CHALLENGE. Go through the records from the first line and retype each one exactly, stopping once the line with "L, R, T, B = 62, 471, 44, 787" is done. Pictures are left out.

RECORDS SHOWN.
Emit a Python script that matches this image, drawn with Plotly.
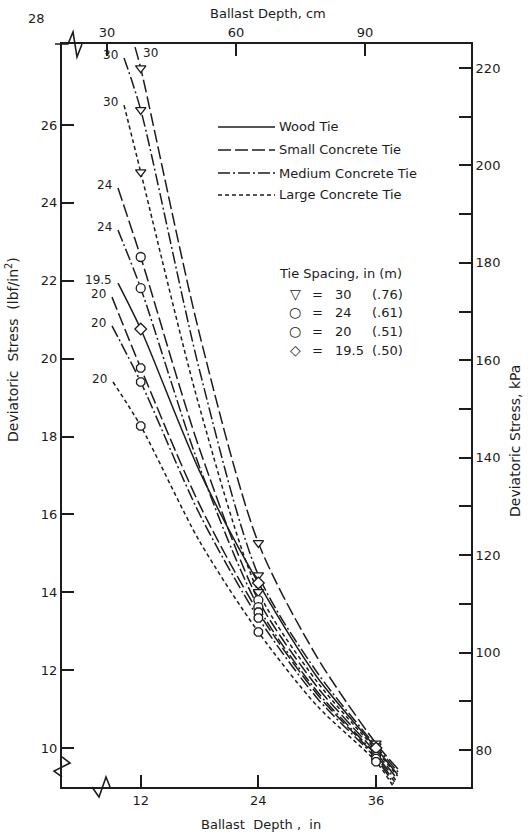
import plotly.graph_objects as go

# ---------------- data ----------------
curve_tie = ["Small", "Medium", "Large", "Small", "Medium", "Wood", "Small", "Medium", "Large"]
curve_spacing = [30, 30, 30, 24, 24, 19.5, 20, 20, 20]
curve_label = ["30", "30", "30", "24", "24", "19.5", "20", "20", "20"]
start_depth = [11.42, 10.30, 10.30, 9.68, 9.68, 9.68, 9.07, 9.07, 9.17]
start_stress = [28.0, 27.72, 26.51, 24.38, 23.30, 21.94, 21.58, 20.84, 19.40]
stress_12 = [27.46, 26.39, 24.79, 22.61, 21.81, 20.76, 19.76, 19.40, 18.27]
stress_18 = [20.63, 19.70, 18.75, 17.68, 17.22, 17.11, 16.25, 16.01, 15.31]
stress_24 = [15.27, 14.44, 14.01, 13.80, 13.62, 14.24, 13.49, 13.34, 12.98]
stress_30 = [12.33, 11.94, 11.70, 11.57, 11.45, 11.82, 11.38, 11.28, 11.08]
stress_36 = [10.12, 10.05, 9.95, 9.88, 9.82, 10.00, 9.78, 9.73, 9.65]
end_depth = [38.4, 38.3, 38.2, 38.1, 38.0, 38.2, 37.9, 37.8, 37.7]
end_stress = [9.42, 9.37, 9.28, 9.23, 9.18, 9.32, 9.13, 9.08, 9.04]

depth_in_ticks = [12, 24, 36]
depth_cm_ticks = [30, 60, 90]
stress_psi_ticks = [10, 12, 14, 16, 18, 20, 22, 24, 26]
stress_kpa_ticks = [80, 100, 120, 140, 160, 180, 200, 220]
stress_kpa_minor = [90, 110, 130, 150, 170, 190, 210]

legend_ties = ["Wood Tie", "Small Concrete Tie", "Medium Concrete Tie", "Large Concrete Tie"]
spacing_rows = [("▽", "30", "(.76)"), ("○", "24", "(.61)"), ("○", "20", "(.51)"), ("◇", "19.5", "(.50)")]

# ---------------- styles ----------------
INK = "#1c1c1c"
FONT = "DejaVu Sans"
DASH = {"Wood": "solid", "Small": "13px,4px", "Medium": "12px,3px,2px,3px", "Large": "4px,3px"}
SYMBOL = {30: "triangle-down", 24: "circle", 20: "octagon", 19.5: "diamond"}

W, H = 528, 837
L, R, T, B = 62, 471, 44, 787  # plot frame in pixels


def pp(x, y):
    return (x - L) / (R - L), (B - y) / (B - T)


fig = go.Figure()
for i in range(len(curve_tie)):
    xs = [start_depth[i], 12, 18, 24, 30, 36, end_depth[i]]
    ys = [start_stress[i], stress_12[i], stress_18[i], stress_24[i], stress_30[i], stress_36[i], end_stress[i]]
    fig.add_trace(go.Scatter(
        x=xs, y=ys, mode="lines",
        line=dict(color=INK, width=1.5, dash=DASH[curve_tie[i]], shape="spline", smoothing=0.8),
        showlegend=False, hoverinfo="skip"))
for i in range(len(curve_tie)):
    fig.add_trace(go.Scatter(
        x=depth_in_ticks, y=[stress_12[i], stress_24[i], stress_36[i]], mode="markers",
        marker=dict(symbol=SYMBOL[curve_spacing[i]], size=9, color="white",
                    line=dict(color=INK, width=1.3)),
        showlegend=False, hoverinfo="skip"))

# placeholder trace so the secondary axes are drawn
fig.add_trace(go.Scatter(x=[None], y=[None], xaxis="x2", yaxis="y2", showlegend=False, hoverinfo="skip"))

axis_common = dict(showgrid=False, zeroline=False, showline=True, linecolor=INK, linewidth=2,
                   ticks="inside", ticklen=12, tickwidth=1.5, tickcolor=INK, automargin=False,
                   tickfont=dict(family=FONT, size=13, color=INK))

fig.update_layout(
    width=W, height=H,
    margin=dict(l=L, r=W - R, t=T, b=H - B, autoexpand=False),
    paper_bgcolor="white", plot_bgcolor="white",
    font=dict(family=FONT, size=13, color=INK),
    xaxis=dict(range=[3.97, 45.69], tickvals=depth_in_ticks, **axis_common),
    xaxis2=dict(range=[19.53, 114.65], tickvals=depth_cm_ticks, overlaying="x", side="top",
                anchor="y", **axis_common),
    yaxis=dict(range=[9.0, 28.08], tickvals=stress_psi_ticks, **axis_common),
    yaxis2=dict(range=[72.4, 224.93], tickvals=stress_kpa_ticks, overlaying="y", side="right",
                anchor="x",
                minor=dict(tickvals=stress_kpa_minor, ticks="inside", ticklen=12, tickwidth=1.5,
                           tickcolor=INK),
                **axis_common),
)

ann = []


def text_px(x, y, text, size=13, xanchor="center", yanchor="middle", angle=0):
    px_, py_ = pp(x, y)
    ann.append(dict(x=px_, y=py_, xref="paper", yref="paper", text=text, showarrow=False,
                    xanchor=xanchor, yanchor=yanchor, textangle=angle,
                    font=dict(family=FONT, size=size, color=INK)))


# axis titles
text_px(268, 13, "Ballast Depth, cm")
text_px(261, 824, "Ballast  Depth ,  in")
text_px(12, 350, "Deviatoric  Stress  (lbf/in<sup>2</sup>)", size=14, angle=-90)
text_px(515, 441, "Deviatoric Stress, kPa", size=14, angle=-90)
text_px(36, 18, "28")

# curve labels
for i in range(len(curve_tie)):
    if i == 0:
        ann.append(dict(x=start_depth[i], y=start_stress[i], xref="x", yref="y", text=curve_label[i],
                        showarrow=False, xanchor="left", yanchor="middle", xshift=6, yshift=-6,
                        font=dict(family=FONT, size=12, color=INK)))
    else:
        ann.append(dict(x=start_depth[i], y=start_stress[i], xref="x", yref="y", text=curve_label[i],
                        showarrow=False, xanchor="right", yanchor="middle", xshift=-4, yshift=3,
                        font=dict(family=FONT, size=12, color=INK)))

# tie-type legend
shapes = []
leg_y = [127, 150, 173, 195]
for k, name in enumerate(legend_ties):
    x0, y0 = pp(218, leg_y[k])
    x1, _ = pp(275, leg_y[k])
    tie = name.split()[0]
    shapes.append(dict(type="line", xref="paper", yref="paper", x0=x0, x1=x1, y0=y0, y1=y0,
                       line=dict(color=INK, width=1.4, dash=DASH[tie])))
    text_px(277, leg_y[k], name, xanchor="left")

# tie-spacing legend
text_px(277, 273, "Tie Spacing, in (m)", xanchor="left")
row_y = [294, 312, 331, 350]
for k, (sym, num, met) in enumerate(spacing_rows):
    text_px(295, row_y[k], sym, size=14)
    text_px(317, row_y[k], "=")
    text_px(333, row_y[k], num, xanchor="left")
    text_px(370, row_y[k], met, xanchor="left")


# axis-break zigzags
def zig(points):
    pts = [pp(x, y) for x, y in points]
    path = "M " + " L ".join(f"{a:.4f},{b:.4f}" for a, b in pts)
    shapes.append(dict(type="path", xref="paper", yref="paper", path=path,
                       line=dict(color=INK, width=1.6)))


zig([(55, 44), (68, 44), (73, 32), (77, 57), (82, 44)])
zig([(62, 757), (70, 763), (54, 771), (62, 777)])
zig([(92, 787), (99, 797), (106, 777), (110, 787)])

fig.update_layout(annotations=ann, shapes=shapes)
fig.write_html("out.html", config={"displayModeBar": False},
               post_script="document.body.style.margin='0';document.body.style.overflow='hidden';")
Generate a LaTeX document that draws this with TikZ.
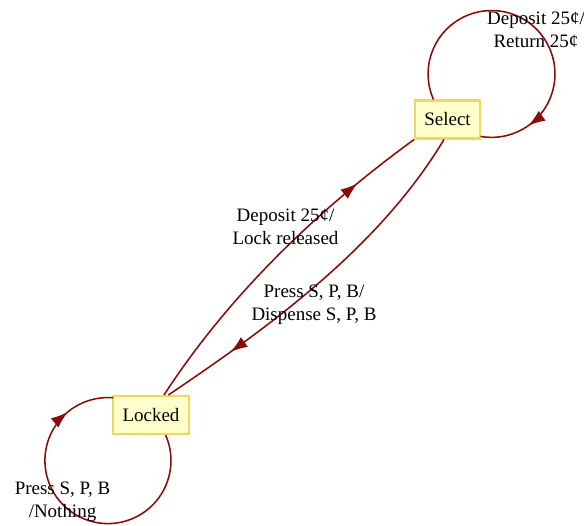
\documentclass[tikz,border=0pt]{standalone}
\usepackage{fontspec}
\setmainfont{Liberation Serif}
\usetikzlibrary{arrows.meta,decorations.markings}
\definecolor{EdgeRed}{HTML}{8B0A0A}
\definecolor{StateFill}{HTML}{FFFFCC}
\definecolor{StateLine}{HTML}{EFD766}

\begin{document}
\begin{tikzpicture}[x=0.025cm,y=0.025cm,every node/.style={font=\fontsize{13.5}{16.5}\selectfont,align=center},state/.style={draw=StateLine,fill=StateFill,line width=1.5pt,inner xsep=6.5pt,minimum height=27pt},trans/.style={draw=EdgeRed,line width=1.1pt},markat/.style={postaction={decorate},decoration={markings,mark=at position #1 with {\arrow[EdgeRed]{Latex[length=4.2mm,width=3mm]}}}}]
\useasboundingbox (0,0) rectangle (584,525);

\node[state] (sel) at (447.5,405.5) {Select}; \node[state] (loc) at (151,110) {Locked};
\draw[trans,markat=0.85] (sel.125) arc[start angle=203.7,end angle=-100,radius=1.585cm];
\draw[trans,markat=0.85] (loc.-54) arc[start angle=23.9,end angle=-275,radius=1.575cm];
\draw[trans,markat=0.8] (loc.57) to[out=57,in=-144,looseness=0.85] (sel.south west);
\draw[trans,markat=0.8] (sel.-100) to[out=-121,in=34,looseness=0.85] (loc.49);

\node (lblsel) at (536,495) {Deposit 25¢/\\Return 25¢}; \node (lblloc) at (62.5,23.5) {Press S, P, B\\/Nothing};
\node (lblup) at (285.5,298.5) {Deposit 25¢/\\Lock released}; \node (lbldown) at (314,220) {Press S, P, B/\\Dispense S, P, B};

\end{tikzpicture}
\end{document}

FINISHED ANSWER.
Emit a Python script that matches this image, drawn with Plotly.
import plotly.graph_objects as go

# ---------------- data ----------------
curve_tie = ["Small", "Medium", "Large", "Small", "Medium", "Wood", "Small", "Medium", "Large"]
curve_spacing = [30, 30, 30, 24, 24, 19.5, 20, 20, 20]
curve_label = ["30", "30", "30", "24", "24", "19.5", "20", "20", "20"]
start_depth = [11.42, 10.30, 10.30, 9.68, 9.68, 9.68, 9.07, 9.07, 9.17]
start_stress = [28.0, 27.72, 26.51, 24.38, 23.30, 21.94, 21.58, 20.84, 19.40]
stress_12 = [27.46, 26.39, 24.79, 22.61, 21.81, 20.76, 19.76, 19.40, 18.27]
stress_18 = [20.63, 19.70, 18.75, 17.68, 17.22, 17.11, 16.25, 16.01, 15.31]
stress_24 = [15.27, 14.44, 14.01, 13.80, 13.62, 14.24, 13.49, 13.34, 12.98]
stress_30 = [12.33, 11.94, 11.70, 11.57, 11.45, 11.82, 11.38, 11.28, 11.08]
stress_36 = [10.12, 10.05, 9.95, 9.88, 9.82, 10.00, 9.78, 9.73, 9.65]
end_depth = [38.4, 38.3, 38.2, 38.1, 38.0, 38.2, 37.9, 37.8, 37.7]
end_stress = [9.42, 9.37, 9.28, 9.23, 9.18, 9.32, 9.13, 9.08, 9.04]

depth_in_ticks = [12, 24, 36]
depth_cm_ticks = [30, 60, 90]
stress_psi_ticks = [10, 12, 14, 16, 18, 20, 22, 24, 26]
stress_kpa_ticks = [80, 100, 120, 140, 160, 180, 200, 220]
stress_kpa_minor = [90, 110, 130, 150, 170, 190, 210]

legend_ties = ["Wood Tie", "Small Concrete Tie", "Medium Concrete Tie", "Large Concrete Tie"]
spacing_rows = [("▽", "30", "(.76)"), ("○", "24", "(.61)"), ("○", "20", "(.51)"), ("◇", "19.5", "(.50)")]

# ---------------- styles ----------------
INK = "#1c1c1c"
FONT = "DejaVu Sans"
DASH = {"Wood": "solid", "Small": "13px,4px", "Medium": "12px,3px,2px,3px", "Large": "4px,3px"}
SYMBOL = {30: "triangle-down", 24: "circle", 20: "octagon", 19.5: "diamond"}

W, H = 528, 837
L, R, T, B = 62, 471, 44, 787  # plot frame in pixels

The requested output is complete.